Disclaimer: An advance digital copy of Sourpuss was provided to me by Haigh 38 Press in exchange for my honest review. Sourpuss comes out on January 20th 2019.
Campus novels are one of my favourite genres. Not only do they evoke memories of some of the best years of my life, but they also shed light on the darker side of university culture - the hard partying, the wide ranging mental health struggles students face, and the frightening realities women deal with on campus. My favourite book of 2018 was a campus novel, called The Red Word, that highlighted the rampant sexism, violence, and political divide at American universities. As someone who had a very positive and happy university experience, I was blown away by the simplicity and elegance with which The Red Word’s author, Sarah Henstra, explained the relationships and divides created during the four years students spend at college.
Sourpuss by Merricat Mulwray, marketed as a “dark comedy”, promised to be many of the things The Red Word was: smart, snarky, insightful and eye-opening. The premise - a female track and field star gunning for the Olympics falls in with a notorious campus fraternity and becomes involved in a terrible scandal - sounded exciting and timely. But the reality fell flat, offering less humour, satire, and wit than expected and in its place offering only mild insight into the dangers of Greek life and the hardships student athletes face. Mallory, despite past negative experiences with the fraternity, seems to overlook all of the group’s bad decisions and simply accept they are the way they are.
The main problem with Sourpuss is its disjointed narrative. The novel is hard to follow, jumping between timelines and settings and alternating between various characters’ points of view without any real explanation of why this storytelling mechanism is necessary.
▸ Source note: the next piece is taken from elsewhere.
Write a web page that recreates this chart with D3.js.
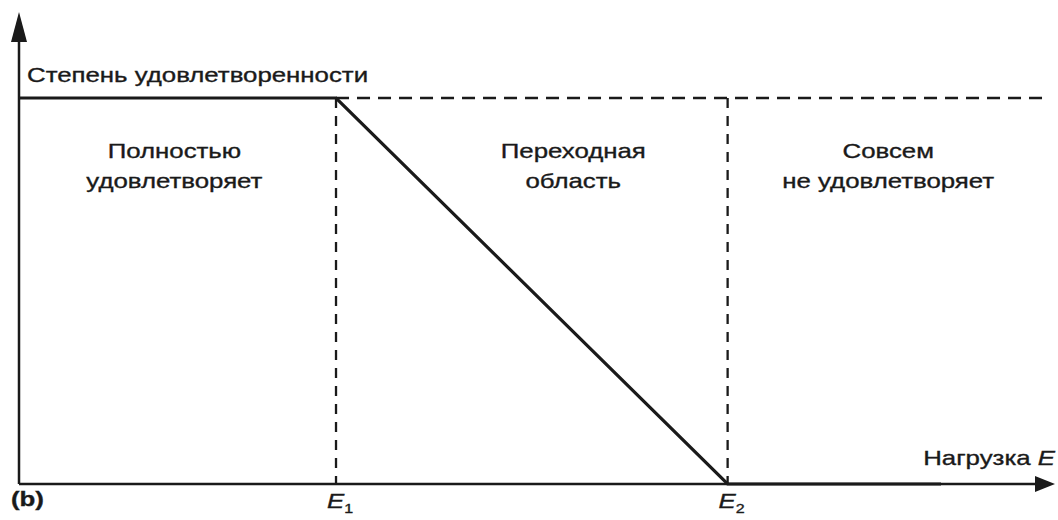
<!DOCTYPE html>
<html>
<head>
<meta charset="utf-8">
<script src="https://cdn.jsdelivr.net/npm/d3@7"></script>
<style>
  body { margin: 0; background: #fff; }
  text { font-family: "Liberation Sans", Arial, sans-serif; fill: #1a1a1a; font-size: 21px;
         stroke: #1a1a1a; stroke-width: 0.35px; }
</style>
</head>
<body>
<svg id="chart" width="1058" height="520"></svg>
<script>
// load (E) in arbitrary units, satisfaction from 0 to 1
var breakLoads = [3.06, 6.84];            // E1, E2
var breakNames = ["1", "2"];
var curveLoad = [0, 3.06, 6.84, 8.9];
var curveSatisfaction = [1, 1, 0, 0];
var regionCenters = [1.5, 5.35, 8.39];
var regionLabels = [["Полностью", "удовлетворяет"], ["Переходная", "область"], ["Совсем", "не удовлетворяет"]];
var yTitle = "Степень удовлетворенности",
	xTitle = "Нагрузка ",
	panelName = "(b)";

var ink = "#1a1a1a";
var stretch = 1.23; // the lettering in the original is drawn wide
var svg = d3.select("#chart");
var x = d3.scaleLinear().domain([0, 10]).range([19, 1055]);
var y = d3.scaleLinear().domain([0, 1]).range([484, 98]);

// places a text group at px,py with the wide lettering
function label(px, py) {
	return svg.append("g")
		.attr("transform", "translate(" + px + "," + py + ") scale(" + stretch + ",1)")
		.append("text");
}

// dashed guides
svg.append("line")
	.attr("x1", x(breakLoads[0])).attr("x2", x(9.9))
	.attr("y1", y(1)).attr("y2", y(1))
	.attr("stroke", ink).attr("stroke-width", 2.3).attr("stroke-dasharray", "13,8");
svg.selectAll(".guide")
	.data(breakLoads)
	.enter().append("line")
	.attr("class", "guide")
	.attr("x1", function(d) { return x(d); }).attr("x2", function(d) { return x(d); })
	.attr("y1", y(1)).attr("y2", y(0))
	.attr("stroke", ink).attr("stroke-width", 2.3).attr("stroke-dasharray", "10,8");

// axes with arrow heads
svg.append("line")
	.attr("x1", x(0)).attr("x2", x(0))
	.attr("y1", y(0)).attr("y2", y(1.2))
	.attr("stroke", ink).attr("stroke-width", 2.5);
svg.append("path")
	.attr("d", "M" + x(0) + "," + y(1.223) + "L" + (x(0) - 8) + "," + y(1.145) + "L" + (x(0) + 8) + "," + y(1.145) + "Z")
	.attr("fill", ink);
svg.append("line")
	.attr("x1", x(0)).attr("x2", x(9.85))
	.attr("y1", y(0)).attr("y2", y(0))
	.attr("stroke", ink).attr("stroke-width", 2.5);
svg.append("path")
	.attr("d", "M" + x(10) + "," + y(0) + "L" + (x(10) - 20) + "," + (y(0) - 8) + "L" + (x(10) - 20) + "," + (y(0) + 8) + "Z")
	.attr("fill", ink);

// satisfaction curve
var line = d3.line()
	.x(function(d, i) { return x(curveLoad[i]); })
	.y(function(d) { return y(d); });
svg.append("path")
	.datum(curveSatisfaction)
	.attr("d", line)
	.attr("fill", "none")
	.attr("stroke", ink)
	.attr("stroke-width", 3.2)
	.attr("stroke-linejoin", "miter");

// region labels
regionLabels.forEach(function(d, i) {
	var t = label(x(regionCenters[i]), 158).attr("text-anchor", "middle");
	t.append("tspan").attr("x", 0).attr("y", 0).text(d[0]);
	t.append("tspan").attr("x", 0).attr("y", 30).text(d[1]);
});

// titles
label(27, 82).text(yTitle);
var xt = label(1055, 465).attr("text-anchor", "end").text(xTitle);
xt.append("tspan").style("font-style", "italic").text("E");

label(11, 506).style("font-weight", "bold").text(panelName);

// E1, E2 marks
breakLoads.forEach(function(d, i) {
	var t = label(x(d) - 9, 508);
	t.append("tspan").style("font-style", "italic").text("E");
	t.append("tspan")
		.attr("dy", 5)
		.style("font-size", "13px")
		.text(breakNames[i]);
});
</script>
</body>
</html>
The main character Mallory, an Olympic hurdling hopeful, is easily disliked and doesn’t inspire much sympathy or interest. She clearly expresses her superiority over other students, even her friends, and seems incapable of forming a thought that isn’t about herself and her career. Sourpuss is filled with unnecessary characters whose stories are jumpy, hard to follow, and don’t seem to follow the same timeline as Mallory’s.
There’s no clear point in Sourpuss. While its authors (and yes Merricat Mulwray is actually two people) are trying to use satire to explore issues like sexual assault and violence, the attempt is feeble and never really rings true. Mallory, who causes many problems and makes troublesome choices, is not a character whose experiences are easily related to. She is not a useful vessel through which to tell a story about assault, gendered violence, and problematic campus cultures. The novel’s ending makes little sense, offering no real conclusion to the problems and scandals Mallory has been faced with, and leaving readers unclear about her wellbeing. It almost makes the book seem unfinished.
Sourpuss seems confused in the demographic it is trying to target. The writing, while nice at some points, for the most part reads in a way that suits young adults. But the context and content matter - as well as several fairly graphic scenes - are definitely not suitable for pre-teens or even some teenagers. Overall the novel is confusing, mildly upsetting, and very frustrating.
Sourpuss is not at the top of my most recommended 2019 reads.